Sachal Vasandani is a dozen years Kurt Elling’s junior, and that gap serves him well: He’s young enough to have absorbed plenty about the art of jazz singing from his fellow Chicagoan, yet mature enough to use such influences solely as guideposts as he shapes his own distinctive sound. Now, three albums in, he makes the leap from promising to fully formed, firmly establishing himself among the foremost post-millennial male vocalists.
There’s often a choir-boy purity about him, here displayed on a reading of “That’s All I Want From You” that echoes the hushed solemnity of Johnny Hartman, and a positively angelic “Here Comes the Honey Man” that is cleverly combined with another Porgy and Bess gem, the jauntily optimistic “There’s a Boat That’s Leaving Soon for New York.” But that’s just one aspect of the versatile Vasandani.
He’s also a first-rate swinger, as demonstrated by romping unions with living legend Jon Hendricks on “One Mint Julep” and the Randy Weston title track.

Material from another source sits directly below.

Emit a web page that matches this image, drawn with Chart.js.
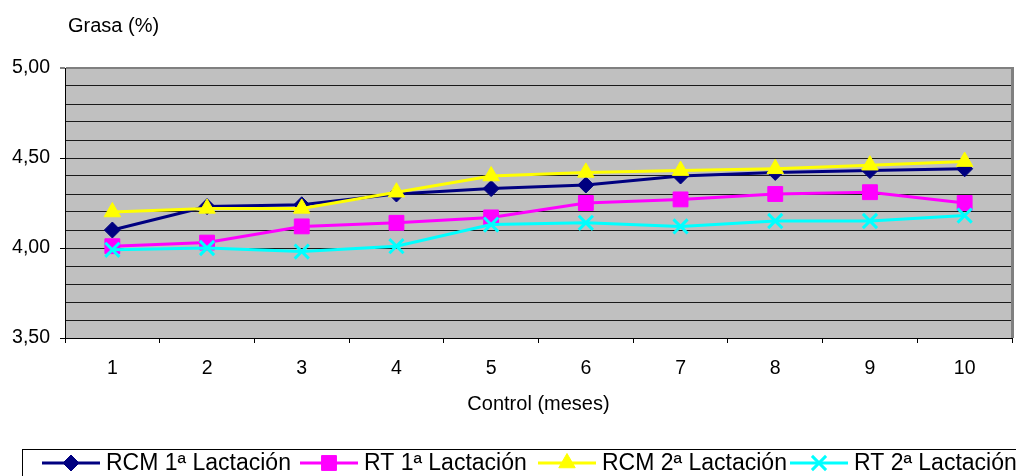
<!DOCTYPE html>
<html lang="es">
<head>
<meta charset="utf-8">
<title>Grasa (%) por control</title>
<script src="https://cdn.jsdelivr.net/npm/chart.js@4/dist/chart.umd.min.js"></script>
<style>
  html, body { margin: 0; padding: 0; background: #ffffff; }
  #wrap { width: 1016px; height: 476px; }
</style>
</head>
<body>
<div id="wrap"><canvas id="c" width="1016" height="476"></canvas></div>
<script>
// Meses de control
const meses = ['1', '2', '3', '4', '5', '6', '7', '8', '9', '10'];

// Porcentaje de grasa por grupo
const rcm1 = [4.10, 4.23, 4.24, 4.30, 4.33, 4.35, 4.40, 4.42, 4.43, 4.44];
const rt1  = [4.01, 4.03, 4.12, 4.14, 4.17, 4.25, 4.27, 4.30, 4.31, 4.25];
const rcm2 = [4.20, 4.22, 4.22, 4.31, 4.40, 4.42, 4.43, 4.44, 4.46, 4.48];
const rt2  = [3.99, 4.00, 3.98, 4.01, 4.13, 4.14, 4.12, 4.15, 4.15, 4.18];

const nombres = ['RCM 1ª Lactación', 'RT 1ª Lactación', 'RCM 2ª Lactación', 'RT 2ª Lactación'];

// Eje Y: 3,50 a 5,00 con líneas cada 0,10 y rótulos cada 0,50
const yMin = 3.5, yMax = 5.0, yPaso = 0.1, yRotulo = 0.5;

const FONT = '"Liberation Sans", Arial, sans-serif';
const FTICK = 19.5;
const FTITULO = 20;
const FLEYENDA = 23;

function esMayor(v) {
  const k = Math.round(v * 100) / (yRotulo * 100);
  return Math.abs(k - Math.round(k)) < 1e-6;
}

function serie(label, data, color, style, radius, order) {
  return {
    label, data, order,
    borderColor: color,
    backgroundColor: color,
    borderWidth: 3,
    pointStyle: style,
    pointRadius: radius,
    pointHoverRadius: radius,
    pointBorderWidth: style === 'crossRot' ? 3 : 1,
    pointBorderColor: color,
    pointBackgroundColor: color,
    tension: 0,
    fill: false,
    clip: false
  };
}

// Fondo gris del área de trazado y borde derecho
const fondo = {
  id: 'fondo',
  beforeDraw(chart) {
    const { ctx, chartArea: a } = chart;
    ctx.save();
    ctx.fillStyle = '#c0c0c0';
    ctx.fillRect(a.left, a.top, a.right - a.left, a.bottom - a.top);
    ctx.restore();
  },
  beforeDatasetsDraw(chart) {
    const { ctx, chartArea: a } = chart;
    ctx.save();
    ctx.strokeStyle = '#808080';
    ctx.lineWidth = 3;
    ctx.beginPath();
    ctx.moveTo(a.right + 0.5, a.top - 1);
    ctx.lineTo(a.right + 0.5, a.bottom);
    ctx.stroke();
    ctx.restore();
  }
};

// Títulos de ejes y leyenda con línea y marcador
const rotulos = {
  id: 'rotulos',
  afterDraw(chart) {
    const { ctx, chartArea: a } = chart;
    ctx.save();
    ctx.fillStyle = '#000';
    ctx.font = FTITULO + 'px ' + FONT;
    ctx.textBaseline = 'middle';
    ctx.textAlign = 'left';
    ctx.fillText('Grasa (%)', 68, 26);
    ctx.textAlign = 'center';
    ctx.fillText('Control (meses)', (a.left + a.right) / 2, 404);

    // leyenda
    const top = 449.5, cy = 463;
    const inicio = [42, 300, 538, 790];
    ctx.strokeStyle = '#000';
    ctx.lineWidth = 1;
    ctx.strokeRect(22.5, top, 1010, 40);
    ctx.font = FLEYENDA + 'px ' + FONT;
    chart.data.datasets.forEach((ds, i) => {
      const x = inicio[i];
      ctx.strokeStyle = ds.borderColor;
      ctx.lineWidth = 3;
      ctx.beginPath();
      ctx.moveTo(x, cy);
      ctx.lineTo(x + 58, cy);
      ctx.stroke();
      ctx.fillStyle = ds.pointBackgroundColor;
      ctx.strokeStyle = ds.pointBorderColor;
      ctx.lineWidth = ds.pointBorderWidth;
      Chart.helpers.drawPoint(ctx, {
        pointStyle: ds.pointStyle,
        radius: ds.pointRadius,
        borderWidth: ds.pointBorderWidth
      }, x + 29, cy);
      ctx.fillStyle = '#000';
      ctx.textAlign = 'left';
      ctx.fillText(ds.label, x + 64, cy + 1);
    });
    ctx.restore();
  }
};

new Chart(document.getElementById('c'), {
  type: 'line',
  data: {
    labels: meses,
    datasets: [
      serie(nombres[0], rcm1, '#000080', 'rectRot', 8, 4),
      serie(nombres[1], rt1, '#ff00ff', 'rect', 10.5, 3),
      serie(nombres[2], rcm2, '#ffff00', 'triangle', 9.5, 2),
      serie(nombres[3], rt2, '#00ffff', 'crossRot', 10, 1)
    ]
  },
  options: {
    responsive: false,
    animation: false,
    devicePixelRatio: 1,
    layout: { autoPadding: false, padding: { top: 68, right: 4, bottom: 0, left: 0 } },
    plugins: {
      legend: { display: false },
      tooltip: { enabled: false },
      title: { display: false }
    },
    scales: {
      x: {
        type: 'category',
        offset: true,
        afterFit(s) { s.height = 138; s.paddingLeft = 0; s.paddingRight = 0; },
        grid: {
          offset: true,
          drawOnChartArea: false,
          drawTicks: true,
          tickLength: 5,
          tickColor: '#000',
          tickWidth: 1
        },
        border: { color: '#000', width: 1 },
        ticks: {
          color: '#000',
          font: { family: FONT, size: FTICK },
          padding: 14,
          maxRotation: 0,
          autoSkip: false
        }
      },
      y: {
        min: yMin,
        max: yMax,
        afterFit(s) { s.width = 65; },
        grid: {
          color: (c) => (c.tick && Math.abs(c.tick.value - yMax) < 1e-6 ? '#808080' : '#1a1a1a'),
          lineWidth: (c) => (c.tick && Math.abs(c.tick.value - yMax) < 1e-6 ? 2 : 1),
          drawTicks: true,
          tickLength: 5,
          tickColor: (c) => (c.tick && esMayor(c.tick.value) ? '#000' : 'rgba(0,0,0,0)'),
          tickWidth: 1
        },
        border: { color: '#000', width: 1 },
        ticks: {
          stepSize: yPaso,
          autoSkip: false,
          padding: 10,
          color: '#000',
          font: { family: FONT, size: FTICK },
          callback: (v) => (esMayor(v) ? v.toFixed(2).replace('.', ',') : '')
        }
      }
    }
  },
  plugins: [fondo, rotulos]
});
</script>
</body>
</html>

Nakedly beautiful readings of “The Very Thought of You,” “I See Your Face Before Me” and “All the Way” showcase his keen, Connick-esque skill with a love song.
And, to complete the dynamic package, he continues to grow as a songwriter with the sunny “Babes Blues,” the charmingly romantic “Summer No School” and, most impressive, the soaring “Flood,” his deeply personal response to the victims of recent natural disasters in Japan and Pakistan.